What made these two connect so easily from the first time they met in the early ‘80s?
“Mark understands what a fighter has to go through to be a fighter,” stated Finkel, “and with Deontay’s style, they fit perfectly.
“I’ve told him for years though he needs to talk louder.”
Breland never raises his voice because he didn’t like being yelled when he fought.
“I used to have a guy in the corner screaming at me. I’m not good with that,” Breland recalled. “I said, ‘Don’t do that. Am I losing? Then just calm down.’ Raising your voice means something’s not right.”
Breland’s work with Wilder gives him pride.
“I try to keep Deontay calm. I taught him the jab and the straight right hand,” noted Breland, not bragging about Wilder and his mark of 40-0-1 with 39 kayos. “I told him 95 percent of the fighters are scared to death of you. Just use the jab, then the right.”
Breland was himself one of America’s most decorated amateurs, about as perfect as a fighter can be. He was managed by Finkel from day one. A five-time New York Daily News Golden Gloves champ, a former World Amateur Champion, 1984 Olympic Gold Medalist with a record of 110-1 and Breland went on to capture two WBA welterweight titles with a career mark of 35-3-1 with 25 knockouts.
Darryl Anthony is the only amateur blemish on Breland’s record. Breland knocked him out in his 11th pro fight.
After he retired in 1997, Breland did some movie acting in “Lords of Disciple” and two Spike Lee joints -- “He Got Game” and “Summer of Sam.”
“I enjoyed it, but I like training dogs,” said Breland, 55. “Years ago, pros listened to their trainer. Now, they got their homeboys in the corner that never had a fight.
“I like training dogs because they listen and don’t talk back.”
“I love Mark to pieces and I knew his weakness,” said Finkel, also from Bed Stuy, “and that was being too nice. Luckily we had the kind of relationship and I care about him. I set him up with an annuity back in 1984. He trusted me.”
Now Breland is free financially to do what he likes whether it’s training dogs or fighters.
“Shelly is real mellow,” says Breland. “Shelly never came with any disguise. What he said was what did.”

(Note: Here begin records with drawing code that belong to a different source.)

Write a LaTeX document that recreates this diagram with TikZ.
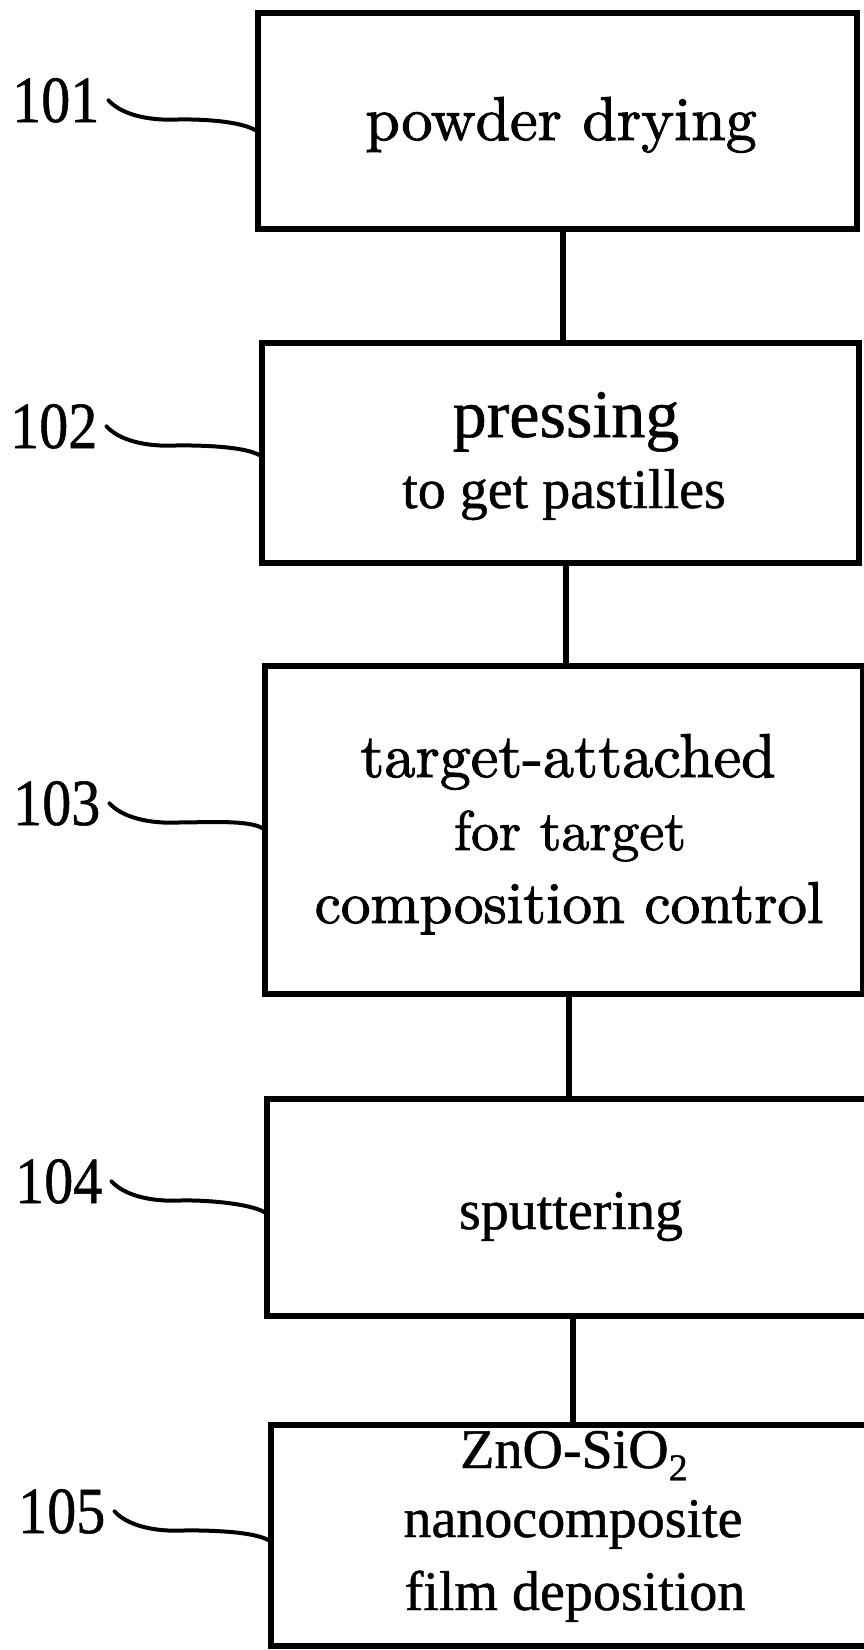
\documentclass[tikz,border=0pt]{standalone}
\usepackage{fontspec}
\usepackage{graphicx}
\newfontfamily\tnr{Liberation Serif}[FakeBold=0.8]
\newfontfamily\lmr{lmroman10-regular.otf}[FakeBold=1.6]
\begin{document}
\begin{tikzpicture}[x=1pt,y=-1pt,
  box/.style={draw, line width=5.5pt, inner sep=0pt},
  link/.style={line width=5.5pt},
  lead/.style={line width=4pt, line cap=round},
  lab/.style={inner sep=0pt, anchor=base west, font=\tnr\fontsize{66}{70}\selectfont},
  txt/.style={inner sep=0pt, anchor=base},
  lmbig/.style={font=\lmr\fontsize{62}{70}\selectfont},
  tms/.style={font=\tnr\fontsize{56}{60}\selectfont}
]
\clip (0,0) rectangle (864,1650);
\fill[white] (0,0) rectangle (864,1650);

% boxes
\node[box, minimum width=599pt, minimum height=216pt] (b1) at (557.5,121) {};
\node[box, minimum width=597pt, minimum height=220pt] (b2) at (560.5,453) {};
\node[box, minimum width=598pt, minimum height=328pt] (b3) at (564,830) {};
\node[box, minimum width=613pt, minimum height=217pt] (b4) at (573.5,1207.5) {};
\node[box, minimum width=613pt, minimum height=221pt] (b5) at (577.5,1535.5) {};

% texts
\node[txt, lmbig] (t1) at (561,140) {powder drying};
\node[txt, font=\tnr\fontsize{68}{70}\selectfont] (t2a) at (566,437) {pressing};
\node[txt, tms] (t2b) at (564,508) {to get pastilles};
\node[txt, lmbig] (t3a) at (568,777) {target-attached};
\node[txt, font=\lmr\fontsize{56}{70}\selectfont] (t3b) at (570,850) {for target};
\node[txt, font=\lmr\fontsize{59}{70}\selectfont] (t3c) at (569,923) {composition control};
\node[txt, tms] (t4) at (571,1229) {sputtering};
\node[txt, tms] (t5a) at (574,1468) {ZnO-SiO\raisebox{-0.22em}{\fontsize{38}{40}\selectfont 2}};
\node[txt, tms] (t5b) at (573,1537) {nanocomposite};
\node[txt, tms] (t5c) at (575,1610) {film deposition};

% connectors
\draw[link] ([xshift=5.5pt]b1.south) -- ([xshift=5.5pt]b1.south |- b2.north);
\draw[link] ([xshift=5.5pt]b2.south) -- ([xshift=5.5pt]b2.south |- b3.north);
\draw[link] ([xshift=5pt]b3.south) -- ([xshift=5pt]b3.south |- b4.north);
\draw[link] ([xshift=-0.5pt]b4.south) -- ([xshift=-0.5pt]b4.south |- b5.north);

% labels
\node[lab] (l1) at (12,122) {\scalebox{0.88}[1]{101}};
\node[lab] (l2) at (10,448) {\scalebox{0.88}[1]{102}};
\node[lab] (l3) at (13,825) {\scalebox{0.88}[1]{103}};
\node[lab] (l4) at (15,1203) {\scalebox{0.88}[1]{104}};
\node[lab] (l5) at (18,1533) {\scalebox{0.88}[1]{105}};

\coordinate (e1) at (b1.west |- 0,130);
\coordinate (e2) at (b2.west |- 0,455);
\coordinate (e3) at (b3.west |- 0,828);
\coordinate (e4) at (b4.west |- 0,1212);
\coordinate (e5) at (b5.west |- 0,1540);

\foreach \i in {1,...,5}{
  \draw[lead] ([xshift=9pt]l\i.east) .. controls +(12,13) and +(-35,2) .. ++(72,19)
     .. controls +(30,0) and +(-15,-8) .. (e\i);
}
\end{tikzpicture}
\end{document}
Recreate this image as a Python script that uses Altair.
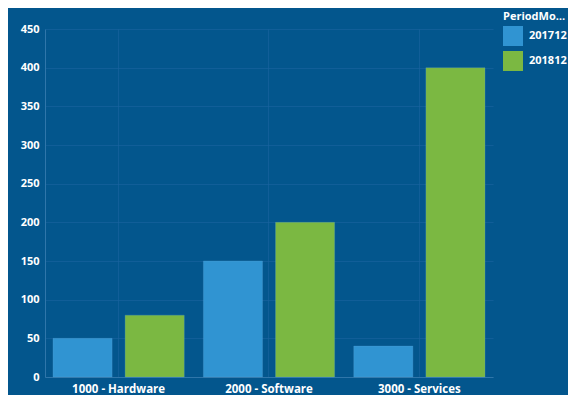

Being with Finkel and his connections led Breland to an advanced learning curve with some great fighters.
“I learned so much working with Emanuel Stewart,” said Breland about the late Hall of Fame trainer. Tommy Hearns was his most famous fighter. “Manny would show me things a tall fighter can do like sitting down on your punches.
“I sparred with Tommy when I was 17 and I watched him beat me up. The next day I hit him with two jabs and he said, ‘You learn fast.’”
Finkel learned fast too. After working in the music business and promoting enormous acts like the Rolling Stones, Finkel turned to boxing and has worked with everyone from Evander Holyfield, to Mike Tyson, to Pernell Whitaker, to Wladimir Klitschko.
He’s still involved in the music business with LifeStyle. He’ll be promoting the Electric Zoo at Randall’s Island this summer for the eighth year.
“I still love boxing,” admitted Finkel who took some time away from the sport. “When you have Deontay the person and the kind of person he is, it’s all worth it.
“In my 40s, I had a heart attack, but with God’s will, I’m still alive.”
Boxing today has many powers brokers, and the networks are beginning to use their muscle as well. Bob Arum is already on the scene. There’s Showtime, FOX, ESPN+ and DAZN (Da Zone).
“Right now it’s the networks with the power, but with it will come normalcy,” said Finkel, adding, “I quote Warren Buffett: ‘In a rising tide all ships go up and when the tide goes down, we’ll see who’s wearing a bathing suit.”